The ontological content in “Night Journey” is equally powerful. Although Mr. Danayan’s journey lasts only a few days, when he returns home, he is confronted with the future: his wife has aged, and the child they had been expecting has disappeared from possibility. When he rings the doorbell, his older self opens the door to his younger self. Youth and old age collide. Upon entering the house, the young and old Danayan now coexist simultaneously and in parallel within the same domestic space, without recognizing one another. The young Danayan merely feels a kinship with the older man, even as the latter’s presence unsettles him. Thus, past and future interweave. From the moment the young Danayan rings the bell and the old man opens the door until the end of the story, the worlds of past and future—youth and age—unfold side by side. During their brief co-presence in the house, the two exist, in a sense, in tension with each other.

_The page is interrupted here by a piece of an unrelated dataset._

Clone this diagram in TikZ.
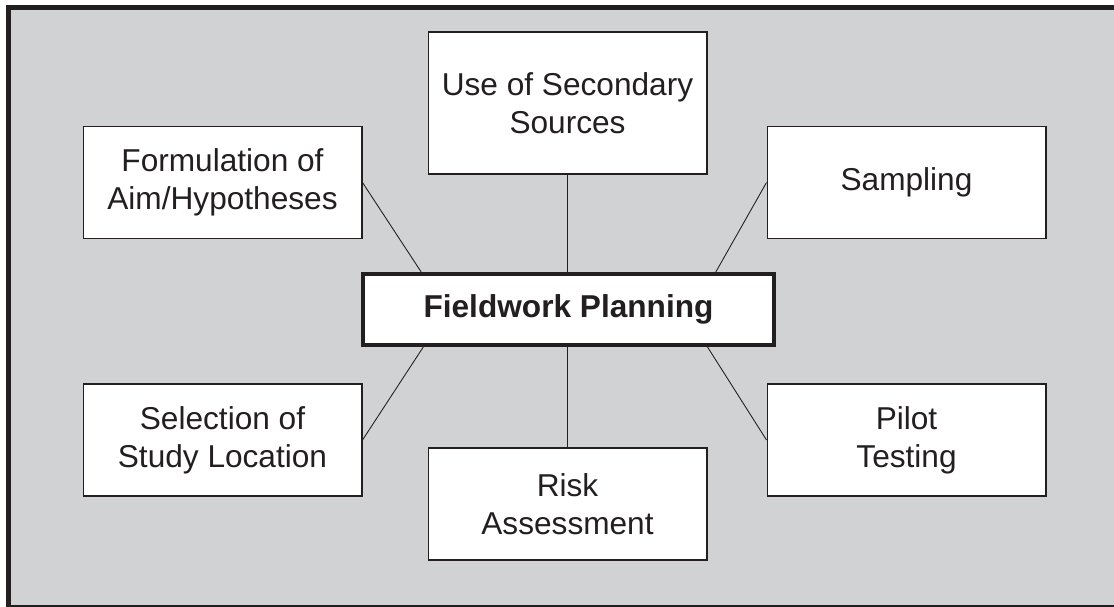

In both stories, forbidden boundaries are thoroughly blurred—albeit in different ways. In The Green Tavern, the boundary between being and non-being is erased; in Night Journey, it is the boundary between past and future. Because much of both narratives unfolds across multiple parallel worlds, the ontological dimension of each story is foregrounded, and the ontological dominance is very strong in both. The findings indicate that the ontological dimension is the predominant element in Khosravi’s work. The two stories analyzed, by applying McHale’s theory of the ontological dominant and by creating parallel worlds, generate a plurality of worlds, raise ontological questions, and intensify the stories’ ontological focus.
Conclusion:
In these two stories, Khosravi creates parallel worlds that, in Green Tavern, juxtapose the realms of the living and the dead, and in Night Journey, the realms of the past and the future. This parallelism creates a multiplicity of worlds and highlights ontological questioning. In both narratives, the author skillfully positions the protagonist between two worlds and, at times—as in Green Tavern—portrays characters oscillating between them. The narrator of Green Tavern begins in a unitary world. Upon seeing a cat from the world of the dead, he enters a plural world. When the cat disappears, he returns to the unitary world. Upon seeing Karbaschi, he once again reenters the plural world. Similarly, in Night Journey, Danayan inhabits a single world until the moment he rings the bell; the opening of the door ushers in multiplicity, placing past and future in parallel within the narrative. The young and old Danayan remain simultaneous and parallel until the final lines. Khosravi is among the authors who so thoroughly integrate postmodernist elements into the narrative fabric that separating them from the story seems impossible. The techniques and devices he employs in these two stories all serve to highlight the stories’ ontological dimension. Wherever the ontological dimension is foregrounded, the narrative exhibits an ontological dominance. In both The Green Tavern and Night Journey, Khosravi achieves postmodern indeterminacy by creating parallel worlds. The overall conclusion is that by establishing parallel and interpenetrating worlds—the living and the dead, as well as the past and the future—Khosravi destabilizes the descriptive reality of these two short stories and sharply foregrounds their ontological structure.